═════ Records provided
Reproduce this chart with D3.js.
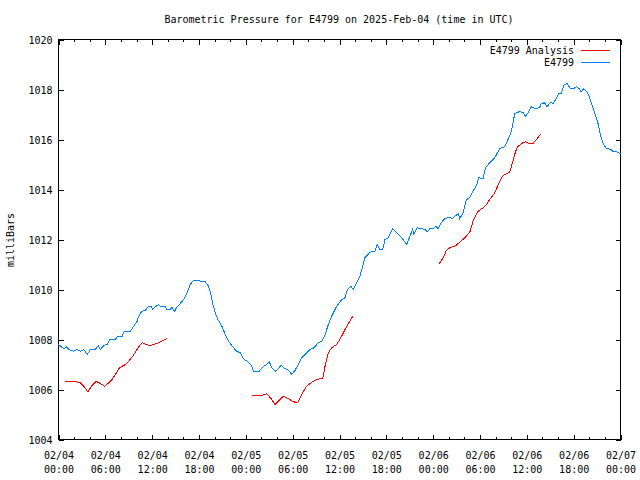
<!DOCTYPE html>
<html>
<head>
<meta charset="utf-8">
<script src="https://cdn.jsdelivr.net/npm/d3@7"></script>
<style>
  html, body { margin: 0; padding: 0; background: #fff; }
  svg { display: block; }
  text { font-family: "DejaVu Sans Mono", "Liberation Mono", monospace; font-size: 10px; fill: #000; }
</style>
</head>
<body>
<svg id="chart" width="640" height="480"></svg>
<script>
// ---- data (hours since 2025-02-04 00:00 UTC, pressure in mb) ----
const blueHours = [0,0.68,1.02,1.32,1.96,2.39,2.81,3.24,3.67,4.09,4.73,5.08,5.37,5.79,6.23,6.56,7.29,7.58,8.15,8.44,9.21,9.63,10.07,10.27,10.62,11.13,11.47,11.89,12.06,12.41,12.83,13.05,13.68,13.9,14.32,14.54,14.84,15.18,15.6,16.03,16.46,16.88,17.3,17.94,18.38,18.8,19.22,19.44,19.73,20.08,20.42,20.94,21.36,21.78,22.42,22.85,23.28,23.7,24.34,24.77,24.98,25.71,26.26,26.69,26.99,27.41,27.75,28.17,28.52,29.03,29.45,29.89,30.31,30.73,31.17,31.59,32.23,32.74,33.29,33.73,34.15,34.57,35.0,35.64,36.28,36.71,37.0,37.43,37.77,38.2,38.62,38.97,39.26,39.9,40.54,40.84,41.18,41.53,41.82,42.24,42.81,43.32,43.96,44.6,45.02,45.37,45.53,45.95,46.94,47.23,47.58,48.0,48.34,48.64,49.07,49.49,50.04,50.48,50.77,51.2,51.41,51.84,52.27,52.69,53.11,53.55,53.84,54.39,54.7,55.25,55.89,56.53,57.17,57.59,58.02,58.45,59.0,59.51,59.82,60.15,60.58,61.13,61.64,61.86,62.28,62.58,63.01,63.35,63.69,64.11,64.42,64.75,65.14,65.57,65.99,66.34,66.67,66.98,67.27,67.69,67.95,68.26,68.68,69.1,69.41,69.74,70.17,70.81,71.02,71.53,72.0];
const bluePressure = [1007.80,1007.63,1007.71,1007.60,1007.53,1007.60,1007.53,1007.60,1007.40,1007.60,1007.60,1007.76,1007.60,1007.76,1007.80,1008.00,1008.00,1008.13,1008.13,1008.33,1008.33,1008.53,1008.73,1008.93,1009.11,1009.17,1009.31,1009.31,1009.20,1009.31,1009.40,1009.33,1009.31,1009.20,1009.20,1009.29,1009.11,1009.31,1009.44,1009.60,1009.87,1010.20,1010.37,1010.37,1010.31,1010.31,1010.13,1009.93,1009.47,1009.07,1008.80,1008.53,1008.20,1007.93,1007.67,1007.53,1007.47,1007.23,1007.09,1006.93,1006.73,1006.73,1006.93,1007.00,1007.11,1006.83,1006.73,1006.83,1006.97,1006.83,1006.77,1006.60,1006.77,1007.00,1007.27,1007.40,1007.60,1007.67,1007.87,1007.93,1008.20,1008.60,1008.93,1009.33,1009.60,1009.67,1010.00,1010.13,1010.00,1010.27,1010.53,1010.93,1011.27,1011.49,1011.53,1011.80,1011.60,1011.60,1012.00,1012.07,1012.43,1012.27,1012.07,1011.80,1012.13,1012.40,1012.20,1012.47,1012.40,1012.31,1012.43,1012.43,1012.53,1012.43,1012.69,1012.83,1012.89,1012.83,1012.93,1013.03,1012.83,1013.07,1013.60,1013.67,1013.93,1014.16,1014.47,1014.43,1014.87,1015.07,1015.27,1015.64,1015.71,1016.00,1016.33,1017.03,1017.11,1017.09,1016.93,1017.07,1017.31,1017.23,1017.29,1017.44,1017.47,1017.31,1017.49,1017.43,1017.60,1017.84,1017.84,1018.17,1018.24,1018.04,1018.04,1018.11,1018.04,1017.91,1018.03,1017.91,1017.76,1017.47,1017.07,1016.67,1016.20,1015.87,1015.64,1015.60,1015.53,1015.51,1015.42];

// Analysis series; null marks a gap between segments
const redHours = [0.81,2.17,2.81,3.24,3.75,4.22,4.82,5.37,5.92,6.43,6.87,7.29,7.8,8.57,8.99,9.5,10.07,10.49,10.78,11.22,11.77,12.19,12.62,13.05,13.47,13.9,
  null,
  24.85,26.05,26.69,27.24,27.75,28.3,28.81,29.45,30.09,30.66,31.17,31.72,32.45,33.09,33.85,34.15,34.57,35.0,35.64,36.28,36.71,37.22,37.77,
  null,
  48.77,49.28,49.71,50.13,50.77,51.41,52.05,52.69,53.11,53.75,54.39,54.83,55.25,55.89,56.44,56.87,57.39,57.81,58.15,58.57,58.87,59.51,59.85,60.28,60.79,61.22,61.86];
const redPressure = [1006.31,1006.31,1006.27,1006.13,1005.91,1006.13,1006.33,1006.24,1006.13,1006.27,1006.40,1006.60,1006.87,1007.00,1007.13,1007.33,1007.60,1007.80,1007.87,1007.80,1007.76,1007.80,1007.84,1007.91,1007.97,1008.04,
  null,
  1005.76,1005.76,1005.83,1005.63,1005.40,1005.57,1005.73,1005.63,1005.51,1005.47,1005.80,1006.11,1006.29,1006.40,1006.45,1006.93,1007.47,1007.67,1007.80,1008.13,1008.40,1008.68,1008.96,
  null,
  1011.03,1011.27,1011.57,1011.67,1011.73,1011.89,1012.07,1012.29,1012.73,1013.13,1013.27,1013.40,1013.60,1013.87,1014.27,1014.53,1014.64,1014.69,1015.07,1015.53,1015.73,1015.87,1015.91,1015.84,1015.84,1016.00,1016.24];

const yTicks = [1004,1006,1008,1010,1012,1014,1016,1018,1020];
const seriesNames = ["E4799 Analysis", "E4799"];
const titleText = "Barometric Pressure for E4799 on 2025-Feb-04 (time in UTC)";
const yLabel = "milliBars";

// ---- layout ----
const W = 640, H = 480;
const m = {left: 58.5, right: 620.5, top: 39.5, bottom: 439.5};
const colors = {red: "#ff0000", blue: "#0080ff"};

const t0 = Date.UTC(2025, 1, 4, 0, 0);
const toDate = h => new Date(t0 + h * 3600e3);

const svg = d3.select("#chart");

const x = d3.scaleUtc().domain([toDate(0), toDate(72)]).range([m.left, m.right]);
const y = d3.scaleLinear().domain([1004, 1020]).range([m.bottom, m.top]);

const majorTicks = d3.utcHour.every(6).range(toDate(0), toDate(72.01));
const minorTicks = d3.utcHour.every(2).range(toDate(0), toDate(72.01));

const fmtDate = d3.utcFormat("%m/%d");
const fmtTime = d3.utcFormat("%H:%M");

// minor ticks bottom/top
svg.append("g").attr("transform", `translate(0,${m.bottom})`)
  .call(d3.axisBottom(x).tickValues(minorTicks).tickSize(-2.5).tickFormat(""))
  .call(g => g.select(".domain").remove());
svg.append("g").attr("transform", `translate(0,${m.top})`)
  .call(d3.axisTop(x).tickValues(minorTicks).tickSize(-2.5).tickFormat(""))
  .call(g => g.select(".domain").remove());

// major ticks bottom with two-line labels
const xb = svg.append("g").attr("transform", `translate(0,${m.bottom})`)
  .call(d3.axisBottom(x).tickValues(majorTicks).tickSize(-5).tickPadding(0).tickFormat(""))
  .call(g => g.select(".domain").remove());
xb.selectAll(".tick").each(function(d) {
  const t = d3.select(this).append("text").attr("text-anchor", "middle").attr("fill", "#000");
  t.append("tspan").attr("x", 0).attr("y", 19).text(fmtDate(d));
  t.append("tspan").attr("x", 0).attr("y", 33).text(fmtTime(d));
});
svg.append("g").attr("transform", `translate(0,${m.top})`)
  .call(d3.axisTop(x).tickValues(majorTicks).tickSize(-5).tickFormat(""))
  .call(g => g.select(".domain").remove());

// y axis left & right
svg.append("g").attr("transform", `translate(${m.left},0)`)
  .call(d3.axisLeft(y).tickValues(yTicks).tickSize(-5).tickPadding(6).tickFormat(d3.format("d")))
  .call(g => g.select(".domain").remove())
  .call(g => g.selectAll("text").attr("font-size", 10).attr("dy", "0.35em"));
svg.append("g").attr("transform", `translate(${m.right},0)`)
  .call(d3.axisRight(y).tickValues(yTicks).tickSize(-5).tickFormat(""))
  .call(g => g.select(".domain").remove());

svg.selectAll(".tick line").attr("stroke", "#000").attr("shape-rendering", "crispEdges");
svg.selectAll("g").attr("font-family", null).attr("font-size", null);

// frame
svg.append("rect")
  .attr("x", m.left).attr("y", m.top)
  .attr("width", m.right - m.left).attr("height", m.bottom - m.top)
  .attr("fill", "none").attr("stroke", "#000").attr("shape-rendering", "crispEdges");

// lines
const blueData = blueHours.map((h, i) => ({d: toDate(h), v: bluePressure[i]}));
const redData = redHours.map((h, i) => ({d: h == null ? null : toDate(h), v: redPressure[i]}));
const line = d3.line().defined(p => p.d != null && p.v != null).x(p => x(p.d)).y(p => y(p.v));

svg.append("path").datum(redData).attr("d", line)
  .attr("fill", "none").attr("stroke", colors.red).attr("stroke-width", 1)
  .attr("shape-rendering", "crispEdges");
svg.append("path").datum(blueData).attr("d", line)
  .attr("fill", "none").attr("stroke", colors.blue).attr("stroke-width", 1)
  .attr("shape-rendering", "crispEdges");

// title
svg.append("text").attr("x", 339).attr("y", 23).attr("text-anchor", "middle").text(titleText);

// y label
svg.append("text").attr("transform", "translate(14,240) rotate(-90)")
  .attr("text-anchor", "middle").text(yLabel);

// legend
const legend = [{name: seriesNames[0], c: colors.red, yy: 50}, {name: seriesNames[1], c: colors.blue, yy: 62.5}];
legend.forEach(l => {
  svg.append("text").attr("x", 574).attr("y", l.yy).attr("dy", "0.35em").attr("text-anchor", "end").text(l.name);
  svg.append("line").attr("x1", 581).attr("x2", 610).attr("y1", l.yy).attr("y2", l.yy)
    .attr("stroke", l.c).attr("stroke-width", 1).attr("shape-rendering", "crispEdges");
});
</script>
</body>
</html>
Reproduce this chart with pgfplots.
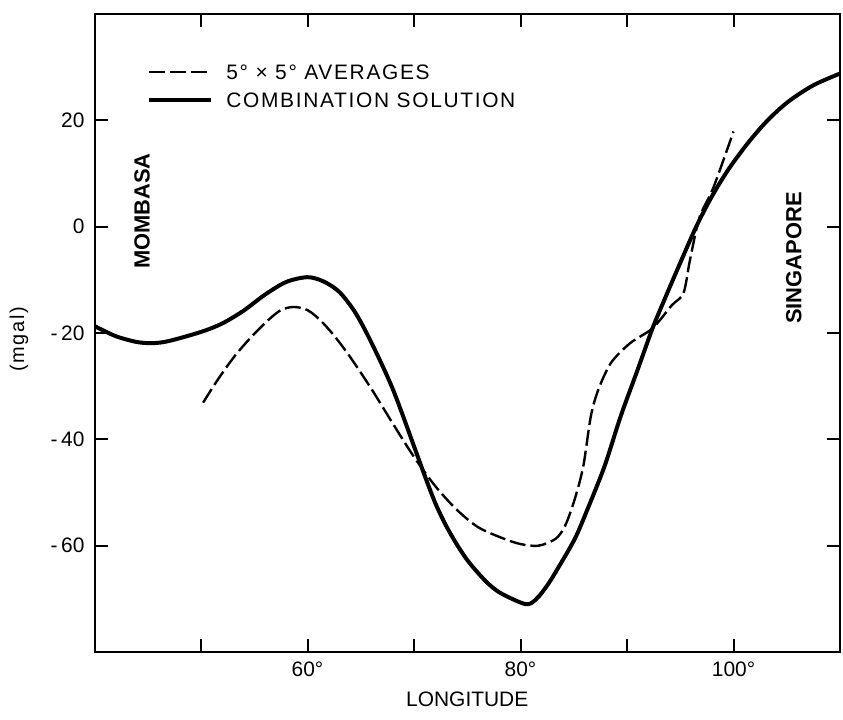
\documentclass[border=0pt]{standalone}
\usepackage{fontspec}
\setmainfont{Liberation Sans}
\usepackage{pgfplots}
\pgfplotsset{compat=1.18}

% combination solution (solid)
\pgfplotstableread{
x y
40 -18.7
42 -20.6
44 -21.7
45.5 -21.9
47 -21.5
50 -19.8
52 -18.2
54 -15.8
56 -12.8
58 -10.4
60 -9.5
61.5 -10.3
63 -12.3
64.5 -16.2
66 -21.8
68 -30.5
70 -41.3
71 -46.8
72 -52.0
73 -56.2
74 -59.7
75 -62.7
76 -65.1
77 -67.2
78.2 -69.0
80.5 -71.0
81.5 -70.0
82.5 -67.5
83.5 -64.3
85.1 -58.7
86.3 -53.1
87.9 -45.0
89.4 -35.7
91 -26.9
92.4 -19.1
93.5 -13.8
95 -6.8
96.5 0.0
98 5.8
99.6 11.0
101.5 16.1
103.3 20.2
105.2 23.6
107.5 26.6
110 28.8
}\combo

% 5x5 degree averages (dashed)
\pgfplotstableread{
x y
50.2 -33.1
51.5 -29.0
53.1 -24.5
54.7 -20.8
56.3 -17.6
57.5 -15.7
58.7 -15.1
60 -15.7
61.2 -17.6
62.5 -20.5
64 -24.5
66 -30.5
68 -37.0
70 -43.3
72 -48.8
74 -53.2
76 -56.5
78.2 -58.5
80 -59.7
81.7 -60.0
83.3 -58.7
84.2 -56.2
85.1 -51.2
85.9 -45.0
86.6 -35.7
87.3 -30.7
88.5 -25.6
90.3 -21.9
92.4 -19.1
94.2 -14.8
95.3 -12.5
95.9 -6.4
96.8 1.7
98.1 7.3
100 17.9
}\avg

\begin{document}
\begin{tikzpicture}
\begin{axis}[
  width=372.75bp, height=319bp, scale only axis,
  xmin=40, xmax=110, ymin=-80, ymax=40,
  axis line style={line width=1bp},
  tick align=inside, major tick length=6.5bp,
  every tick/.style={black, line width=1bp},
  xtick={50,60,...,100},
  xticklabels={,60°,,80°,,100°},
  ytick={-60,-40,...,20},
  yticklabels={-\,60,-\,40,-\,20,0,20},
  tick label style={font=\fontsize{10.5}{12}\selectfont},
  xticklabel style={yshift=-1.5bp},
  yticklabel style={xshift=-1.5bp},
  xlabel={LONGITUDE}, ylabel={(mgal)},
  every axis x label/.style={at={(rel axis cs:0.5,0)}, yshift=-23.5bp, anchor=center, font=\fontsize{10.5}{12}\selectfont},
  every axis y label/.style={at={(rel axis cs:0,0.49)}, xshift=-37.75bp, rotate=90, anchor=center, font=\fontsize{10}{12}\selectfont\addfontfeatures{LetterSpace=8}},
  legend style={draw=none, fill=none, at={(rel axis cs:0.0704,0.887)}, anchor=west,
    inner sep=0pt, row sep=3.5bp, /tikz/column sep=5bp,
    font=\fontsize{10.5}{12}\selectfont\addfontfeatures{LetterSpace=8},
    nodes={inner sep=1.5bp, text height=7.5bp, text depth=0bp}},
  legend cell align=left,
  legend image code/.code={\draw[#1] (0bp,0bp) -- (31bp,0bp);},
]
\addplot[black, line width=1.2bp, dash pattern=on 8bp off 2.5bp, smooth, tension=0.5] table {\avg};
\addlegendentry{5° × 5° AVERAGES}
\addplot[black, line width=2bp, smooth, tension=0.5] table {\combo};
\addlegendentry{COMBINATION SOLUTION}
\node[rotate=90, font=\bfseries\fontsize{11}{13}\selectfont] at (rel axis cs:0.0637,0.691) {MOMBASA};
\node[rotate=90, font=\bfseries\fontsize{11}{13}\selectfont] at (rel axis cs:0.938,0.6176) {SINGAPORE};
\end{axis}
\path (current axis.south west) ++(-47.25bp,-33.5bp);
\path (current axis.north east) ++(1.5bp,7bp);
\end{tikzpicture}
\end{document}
══════════
• [Task to complete]: List all lines from the entries that include the word "with".

• [Final result]:
Reproduce this chart with D3.js.
// major ticks bottom with two-line labels
Reproduce this chart with pgfplots.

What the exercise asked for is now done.